INSTRUCTIONS FOR THE TASK
From the first line of the listing below to the line with "import pandas as pd", print each line exactly, and nothing more. Leave out the pictures.

-----

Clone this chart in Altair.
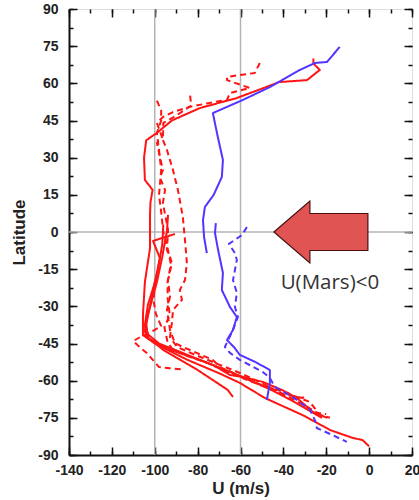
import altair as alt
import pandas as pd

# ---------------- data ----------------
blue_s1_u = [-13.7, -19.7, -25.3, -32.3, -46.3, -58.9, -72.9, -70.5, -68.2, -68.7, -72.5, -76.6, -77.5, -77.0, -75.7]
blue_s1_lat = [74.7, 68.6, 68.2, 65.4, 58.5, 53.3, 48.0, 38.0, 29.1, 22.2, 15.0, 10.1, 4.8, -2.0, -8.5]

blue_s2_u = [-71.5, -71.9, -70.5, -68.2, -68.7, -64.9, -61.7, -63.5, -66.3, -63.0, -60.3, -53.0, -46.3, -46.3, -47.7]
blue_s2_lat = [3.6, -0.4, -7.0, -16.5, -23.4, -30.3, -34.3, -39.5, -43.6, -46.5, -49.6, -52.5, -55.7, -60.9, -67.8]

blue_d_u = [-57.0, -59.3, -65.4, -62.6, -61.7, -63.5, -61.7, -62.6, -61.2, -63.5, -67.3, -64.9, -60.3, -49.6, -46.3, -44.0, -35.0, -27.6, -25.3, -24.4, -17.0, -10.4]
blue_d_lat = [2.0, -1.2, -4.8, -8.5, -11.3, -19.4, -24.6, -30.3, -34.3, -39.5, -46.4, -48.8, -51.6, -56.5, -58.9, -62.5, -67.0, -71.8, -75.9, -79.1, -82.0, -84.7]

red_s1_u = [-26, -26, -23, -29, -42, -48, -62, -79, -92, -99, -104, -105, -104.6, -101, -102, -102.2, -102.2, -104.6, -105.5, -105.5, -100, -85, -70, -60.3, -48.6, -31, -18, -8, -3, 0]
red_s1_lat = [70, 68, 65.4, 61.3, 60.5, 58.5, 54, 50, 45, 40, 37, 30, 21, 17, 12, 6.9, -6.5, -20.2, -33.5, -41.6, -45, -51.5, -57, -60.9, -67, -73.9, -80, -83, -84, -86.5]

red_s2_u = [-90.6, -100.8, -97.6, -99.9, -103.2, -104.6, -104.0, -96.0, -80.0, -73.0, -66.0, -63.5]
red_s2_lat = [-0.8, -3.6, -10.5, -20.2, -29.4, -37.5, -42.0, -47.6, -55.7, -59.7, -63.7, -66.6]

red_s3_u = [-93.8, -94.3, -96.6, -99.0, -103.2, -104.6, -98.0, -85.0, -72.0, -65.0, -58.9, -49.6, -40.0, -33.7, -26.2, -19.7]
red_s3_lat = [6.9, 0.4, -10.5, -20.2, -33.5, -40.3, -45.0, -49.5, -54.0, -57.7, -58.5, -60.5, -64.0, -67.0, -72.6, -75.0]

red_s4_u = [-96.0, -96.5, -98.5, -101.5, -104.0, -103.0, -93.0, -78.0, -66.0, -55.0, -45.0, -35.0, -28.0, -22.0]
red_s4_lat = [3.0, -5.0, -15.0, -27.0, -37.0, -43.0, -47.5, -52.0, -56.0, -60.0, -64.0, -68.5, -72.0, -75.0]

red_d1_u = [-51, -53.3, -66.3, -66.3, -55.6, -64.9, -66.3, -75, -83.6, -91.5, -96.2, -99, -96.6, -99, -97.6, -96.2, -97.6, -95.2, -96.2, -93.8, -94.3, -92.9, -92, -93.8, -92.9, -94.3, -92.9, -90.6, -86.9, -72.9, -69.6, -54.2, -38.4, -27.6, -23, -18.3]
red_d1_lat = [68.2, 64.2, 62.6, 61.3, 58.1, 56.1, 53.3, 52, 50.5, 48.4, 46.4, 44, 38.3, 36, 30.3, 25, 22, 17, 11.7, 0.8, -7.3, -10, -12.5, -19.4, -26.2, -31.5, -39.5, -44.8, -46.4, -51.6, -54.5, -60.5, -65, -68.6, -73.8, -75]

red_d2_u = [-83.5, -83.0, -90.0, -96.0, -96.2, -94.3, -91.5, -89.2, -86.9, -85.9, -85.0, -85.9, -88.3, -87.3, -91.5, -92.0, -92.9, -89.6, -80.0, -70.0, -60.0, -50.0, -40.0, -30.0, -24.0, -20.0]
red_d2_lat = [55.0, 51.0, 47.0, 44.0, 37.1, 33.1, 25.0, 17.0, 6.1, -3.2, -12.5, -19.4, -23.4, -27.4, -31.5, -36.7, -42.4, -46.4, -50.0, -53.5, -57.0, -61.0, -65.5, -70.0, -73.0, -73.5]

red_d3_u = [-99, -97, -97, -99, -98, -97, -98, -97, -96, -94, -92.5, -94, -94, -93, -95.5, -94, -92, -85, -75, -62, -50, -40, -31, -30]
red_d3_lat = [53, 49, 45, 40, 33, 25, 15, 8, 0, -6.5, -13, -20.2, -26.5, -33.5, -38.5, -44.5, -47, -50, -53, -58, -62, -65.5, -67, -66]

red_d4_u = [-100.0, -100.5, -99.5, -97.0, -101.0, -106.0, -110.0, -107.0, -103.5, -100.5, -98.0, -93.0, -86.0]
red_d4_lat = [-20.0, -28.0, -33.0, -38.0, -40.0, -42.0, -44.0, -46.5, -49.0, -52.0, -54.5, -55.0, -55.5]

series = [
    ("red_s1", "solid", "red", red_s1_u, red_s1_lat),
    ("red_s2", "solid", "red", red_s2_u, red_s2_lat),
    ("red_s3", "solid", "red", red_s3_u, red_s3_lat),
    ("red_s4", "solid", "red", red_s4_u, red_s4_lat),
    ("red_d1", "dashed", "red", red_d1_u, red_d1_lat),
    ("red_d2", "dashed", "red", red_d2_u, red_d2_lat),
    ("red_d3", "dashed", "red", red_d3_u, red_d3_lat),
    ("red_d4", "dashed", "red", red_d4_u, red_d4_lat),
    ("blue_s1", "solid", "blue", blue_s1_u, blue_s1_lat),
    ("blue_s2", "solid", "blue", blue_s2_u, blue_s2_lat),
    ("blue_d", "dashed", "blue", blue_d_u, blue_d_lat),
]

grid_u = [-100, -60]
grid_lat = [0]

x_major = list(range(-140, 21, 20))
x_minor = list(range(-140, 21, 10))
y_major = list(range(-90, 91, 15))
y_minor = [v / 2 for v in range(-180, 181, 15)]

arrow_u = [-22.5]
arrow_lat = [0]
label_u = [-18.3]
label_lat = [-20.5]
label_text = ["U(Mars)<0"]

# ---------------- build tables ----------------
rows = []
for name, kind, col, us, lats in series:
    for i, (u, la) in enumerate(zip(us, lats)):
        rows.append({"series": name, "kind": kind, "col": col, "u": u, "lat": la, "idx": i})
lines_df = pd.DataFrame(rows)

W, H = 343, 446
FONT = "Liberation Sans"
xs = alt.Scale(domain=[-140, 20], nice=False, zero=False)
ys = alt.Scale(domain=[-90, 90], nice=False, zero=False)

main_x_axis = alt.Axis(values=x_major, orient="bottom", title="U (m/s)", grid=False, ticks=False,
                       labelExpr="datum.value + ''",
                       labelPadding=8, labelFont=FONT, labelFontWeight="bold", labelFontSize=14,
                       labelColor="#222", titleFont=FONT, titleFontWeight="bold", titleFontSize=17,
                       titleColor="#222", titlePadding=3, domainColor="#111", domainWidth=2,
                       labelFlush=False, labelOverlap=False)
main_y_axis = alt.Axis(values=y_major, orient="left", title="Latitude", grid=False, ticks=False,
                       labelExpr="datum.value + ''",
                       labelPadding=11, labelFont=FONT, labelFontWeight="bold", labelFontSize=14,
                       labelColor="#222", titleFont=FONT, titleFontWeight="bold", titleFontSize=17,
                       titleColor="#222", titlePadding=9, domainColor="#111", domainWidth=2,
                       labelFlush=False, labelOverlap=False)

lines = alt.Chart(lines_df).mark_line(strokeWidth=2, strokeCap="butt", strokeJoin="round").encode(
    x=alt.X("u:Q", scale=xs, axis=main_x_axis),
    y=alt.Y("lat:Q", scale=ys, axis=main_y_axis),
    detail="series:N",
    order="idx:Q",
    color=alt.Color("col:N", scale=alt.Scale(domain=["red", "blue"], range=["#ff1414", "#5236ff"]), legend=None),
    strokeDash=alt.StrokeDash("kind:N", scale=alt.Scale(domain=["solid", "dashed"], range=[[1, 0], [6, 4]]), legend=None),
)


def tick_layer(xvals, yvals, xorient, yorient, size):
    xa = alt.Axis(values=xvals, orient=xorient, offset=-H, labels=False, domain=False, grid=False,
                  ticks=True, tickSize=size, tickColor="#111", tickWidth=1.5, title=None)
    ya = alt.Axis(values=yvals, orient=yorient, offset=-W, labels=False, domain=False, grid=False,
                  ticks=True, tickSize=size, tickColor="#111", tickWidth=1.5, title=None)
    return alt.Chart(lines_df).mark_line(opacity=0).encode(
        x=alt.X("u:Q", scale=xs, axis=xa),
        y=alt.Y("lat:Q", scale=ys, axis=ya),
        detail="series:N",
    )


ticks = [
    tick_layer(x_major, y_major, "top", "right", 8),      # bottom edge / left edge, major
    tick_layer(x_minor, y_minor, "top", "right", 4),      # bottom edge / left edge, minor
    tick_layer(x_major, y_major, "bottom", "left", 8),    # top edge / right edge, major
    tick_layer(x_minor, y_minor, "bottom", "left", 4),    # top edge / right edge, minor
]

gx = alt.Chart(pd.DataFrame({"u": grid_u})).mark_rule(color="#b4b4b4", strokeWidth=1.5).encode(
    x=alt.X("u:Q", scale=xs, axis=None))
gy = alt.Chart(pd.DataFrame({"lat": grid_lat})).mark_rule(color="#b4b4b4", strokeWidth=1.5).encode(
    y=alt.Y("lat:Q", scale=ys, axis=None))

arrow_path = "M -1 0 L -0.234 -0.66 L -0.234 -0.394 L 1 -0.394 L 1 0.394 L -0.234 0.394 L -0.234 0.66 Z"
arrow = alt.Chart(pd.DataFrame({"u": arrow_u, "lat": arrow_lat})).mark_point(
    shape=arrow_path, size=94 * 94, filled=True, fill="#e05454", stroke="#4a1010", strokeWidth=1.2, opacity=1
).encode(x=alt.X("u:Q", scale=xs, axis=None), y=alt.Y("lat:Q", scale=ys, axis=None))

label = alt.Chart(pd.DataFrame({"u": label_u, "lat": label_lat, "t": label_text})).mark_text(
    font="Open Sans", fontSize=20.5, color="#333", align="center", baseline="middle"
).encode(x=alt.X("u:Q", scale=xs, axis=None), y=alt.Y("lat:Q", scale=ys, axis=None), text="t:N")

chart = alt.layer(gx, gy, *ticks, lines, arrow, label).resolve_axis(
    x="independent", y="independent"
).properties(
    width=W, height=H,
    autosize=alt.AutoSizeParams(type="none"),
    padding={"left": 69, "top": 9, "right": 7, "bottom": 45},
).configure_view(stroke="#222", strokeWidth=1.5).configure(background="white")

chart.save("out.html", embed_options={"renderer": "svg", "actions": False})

-----

COMPLETED TASK
Clone this chart in Altair.
import altair as alt
import pandas as pd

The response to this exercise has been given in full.